◆ **GIVEN REQUEST**: Count how many lines have the word "this" in them. Reply with that number by itself.

◆ **DATA LINES**:
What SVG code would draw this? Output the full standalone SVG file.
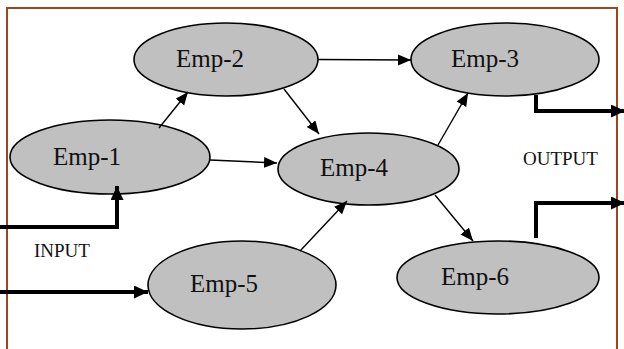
<svg xmlns="http://www.w3.org/2000/svg" width="624" height="349" viewBox="0 0 624 349">
<style>
.node ellipse{fill:#c0c0c0;stroke:#000;stroke-width:1.6}
.node text{font-family:"Liberation Serif",serif;font-size:25px;fill:#111}
.lbl{font-family:"Liberation Serif",serif;font-size:19px;fill:#111}
.thin{stroke:#000;stroke-width:1.4;fill:none;marker-end:url(#ah)}
.thick{stroke:#000;stroke-width:4;fill:none;marker-end:url(#ahb)}
</style>
<defs>
<marker id="ah" markerUnits="userSpaceOnUse" markerWidth="14" markerHeight="12" refX="13" refY="5.5" orient="auto"><path d="M0,0 L13,5.5 L0,11 z" fill="#000"/></marker>
<marker id="ahb" markerUnits="userSpaceOnUse" markerWidth="15" markerHeight="14" refX="14" refY="6.5" orient="auto"><path d="M0,0 L14,6.5 L0,13 z" fill="#000"/></marker>
</defs>
<path d="M7,349 V8 H617 V349" fill="none" stroke="#a0451a" stroke-width="2"/>
<g id="n1" class="node"><ellipse cx="110" cy="157" rx="100" ry="37"/><text x="53" y="165">Emp-1</text></g>
<g id="n2" class="node"><ellipse cx="226" cy="59.5" rx="92" ry="36.5"/><text x="176" y="67">Emp-2</text></g>
<g id="n3" class="node"><ellipse cx="505" cy="59.5" rx="94" ry="36.5"/><text x="451" y="67">Emp-3</text></g>
<g id="n4" class="node"><ellipse cx="368.5" cy="169" rx="90.5" ry="36"/><text x="320" y="176">Emp-4</text></g>
<g id="n5" class="node"><ellipse cx="242" cy="285" rx="94" ry="44"/><text x="190" y="292">Emp-5</text></g>
<g id="n6" class="node"><ellipse cx="498" cy="277.5" rx="101" ry="36.5"/><text x="441" y="285">Emp-6</text></g>
<g id="connectors">
<line class="thin" x1="159" y1="128" x2="188" y2="92"/>
<line class="thin" x1="318" y1="59.5" x2="411" y2="60"/>
<line class="thin" x1="284" y1="89" x2="319" y2="134"/>
<line class="thin" x1="210" y1="160" x2="277" y2="163"/>
<line class="thin" x1="300" y1="251" x2="347" y2="201"/>
<line class="thin" x1="438" y1="145" x2="468" y2="93"/>
<line class="thin" x1="435" y1="195" x2="473" y2="241"/>
<polyline class="thick" points="0,227 117,227 117,186"/>
<polyline class="thick" points="0,292 148,292"/>
<polyline class="thick" points="536,95 536,111 625,111"/>
<polyline class="thick" points="536,238 536,203 625,203"/>
</g>
<text class="lbl" x="523" y="165">OUTPUT</text>
<text class="lbl" x="34" y="257">INPUT</text>
</svg>
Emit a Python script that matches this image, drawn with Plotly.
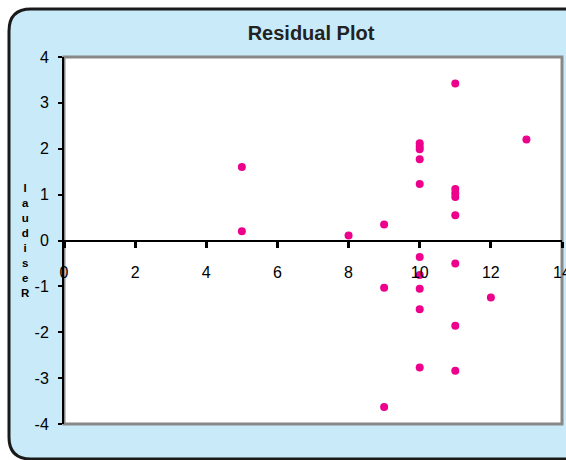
import plotly.graph_objects as go

x_vals = [5, 5, 8, 9, 9, 9, 10, 10, 10, 10, 10, 10, 10, 10, 10, 10, 11, 11, 11, 11, 11, 11, 11, 11, 12, 13]
residuals = [1.60, 0.20, 0.11, 0.35, -1.03, -3.63,
             2.12, 2.05, 1.99, 1.77, 1.23, -0.36, -0.75, -1.05, -1.50, -2.77,
             3.42, 1.12, 1.03, 0.95, 0.55, -0.50, -1.86, -2.84,
             -1.24, 2.20]
x_ticks = [0, 2, 4, 6, 8, 10, 12, 14]
y_ticks = [-4, -3, -2, -1, 0, 1, 2, 3, 4]
y_title = "Residual"

W, H = 566, 460
L, R, T, B = 64, 4, 57, 36
pw, ph = W - L - R, H - T - B

def fx(px):
    return (px - L) / pw

def fy(py):
    return (H - B - py) / ph

fig = go.Figure()
fig.add_trace(go.Scatter(x=x_vals, y=residuals, mode="markers",
                         marker=dict(color="#EC008C", size=8, symbol="circle"),
                         showlegend=False, cliponaxis=False))

# rounded chart frame
x0, y0, x1, y1, r = 9, 9, 600, 459, 22
path = (f"M {fx(x0)},{fy(y0 + r)} Q {fx(x0)},{fy(y0)} {fx(x0 + r)},{fy(y0)} "
        f"L {fx(x1 - r)},{fy(y0)} Q {fx(x1)},{fy(y0)} {fx(x1)},{fy(y0 + r)} "
        f"L {fx(x1)},{fy(y1 - r)} Q {fx(x1)},{fy(y1)} {fx(x1 - r)},{fy(y1)} "
        f"L {fx(x0 + r)},{fy(y1)} Q {fx(x0)},{fy(y1)} {fx(x0)},{fy(y1 - r)} Z")
fig.add_shape(type="path", path=path, xref="paper", yref="paper",
              fillcolor="#C8EAF9", line=dict(color="#1a1a1a", width=3), layer="below")
fig.add_shape(type="rect", x0=0, x1=1, y0=0, y1=1, xref="paper", yref="paper",
              fillcolor="white", line=dict(color="#888888", width=3), layer="below")

# stacked, reversed vertical axis title
fig.add_annotation(text="<br>".join(reversed(y_title)), xref="paper", yref="paper",
                   x=fx(25), y=fy(240), xanchor="center", yanchor="middle", showarrow=False,
                   font=dict(family="Liberation Sans, Arial", size=11.5, color="black", weight="bold"))

tickfont = dict(family="Liberation Sans, Arial", size=16, color="black")
fig.update_layout(
    width=W, height=H,
    margin=dict(l=L, r=R, t=T, b=B, autoexpand=False),
    paper_bgcolor="white", plot_bgcolor="rgba(0,0,0,0)",
    title=dict(text="<b>Residual Plot</b>", x=311 / W, xanchor="center", y=1 - 33 / H, yanchor="middle",
               font=dict(family="Liberation Sans, Arial", size=20, color="#222222")),
    font=dict(family="Liberation Sans, Arial", size=14, color="black"),
    xaxis=dict(range=[0, 14], tickvals=x_ticks, ticktext=[str(v) for v in x_ticks],
               tickfont=tickfont, ticklabeloverflow="allow", automargin=False,
               showgrid=False, zeroline=False,
               showline=True, linecolor="black", linewidth=2,
               ticks="outside", ticklen=6, tickwidth=3, tickcolor="black",
               ticklabelstandoff=11, anchor="free", position=0.5),
    yaxis=dict(range=[-4, 4], tickvals=y_ticks, ticktext=[str(v) for v in y_ticks],
               tickfont=tickfont, ticklabeloverflow="allow", automargin=False,
               showgrid=False, zeroline=False,
               showline=True, linecolor="black", linewidth=2,
               ticks="outside", ticklen=4, tickwidth=2, tickcolor="black",
               ticklabelstandoff=6),
)

fig.write_html("out.html", config={"displayModeBar": False},
               post_script="document.body.style.margin='0px';")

◆ **FINAL ANSWER**: 2